On Fox News Sunday, Sen. Kent Conrad (D-N.D.), the outgoing chairman of the Senate Budget Committee, made a proposal to solve the “fiscal cliff.” The proposal isn’t going anywhere, but its specifics explain something important about the White House’s negotiating strategy.
“My own belief,” Conrad said, “is what we ought to do is take Speaker Boehner’s last offer, the president’s last offer, split the difference, and that would be a package of about $2.6 trillion.”
Chris Wallace, to his credit, pressed Conrad for details. And Conrad provided them. “The spending cuts would be $1.45 trillion. The revenue would be $1.15 trillion. So, you see there, that’s a combination of $2.6 trillion.”
This in an amazing offer for a Democrat to make. House Speaker John A. Boehner (R-Ohio) has already accepted that “a balanced deal,” by his definition, would include a ratio of 1:1 spending cuts to tax increases. Indeed, his second offer included $1 trillion in tax increases in return for $1 trillion in spending cuts ($1.3 trillion if you count interest).
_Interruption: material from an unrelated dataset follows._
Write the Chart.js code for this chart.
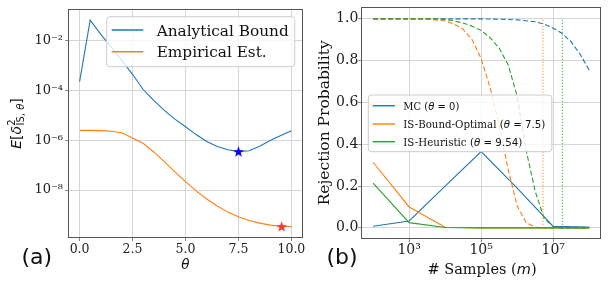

By averaging Boehner’s second offer with Obama’s third offer — that is to say, by starting from a baseline that includes more rounds of Democratic concessions than Republican concessions — Conrad is proposing a more lopsided deal than Boehner is currently asking for.
To recap, we have sitting Democratic senators going on national TV and blowing huge holes in the President's position, with this "If I were President" crap. You're not. Stop sabotaging your party, moron.
To make it clear just how much of a meathead Conrad is, he's giving Boehner and the Republicans a better deal than Boehner himself offered, for no other discernible reason than for the political edification of Kent Conrad as kingmaker, in his wild dreams of "The Senator who saved America from the Fiscal Cliff."
If I'm the White House, I'm calling up Conrad's office and telling him if he ever pulls this crap again, his head is going home to North Dakota about 2 weeks ahead of the rest of him.
Nonsense like this is exactly why President Obama never had 60 reliable votes in the Senate. Kent Conrad, Ben Nelson, Evan Bayh, Blanche Lincoln, Joe Lieberman...the list goes on. Too many Senators thought they knew better than "that there Obama boy."
All of them, including Conrad, are gone for good as of January 3. President Obama is still there. There's a lesson there to be learned that won't be.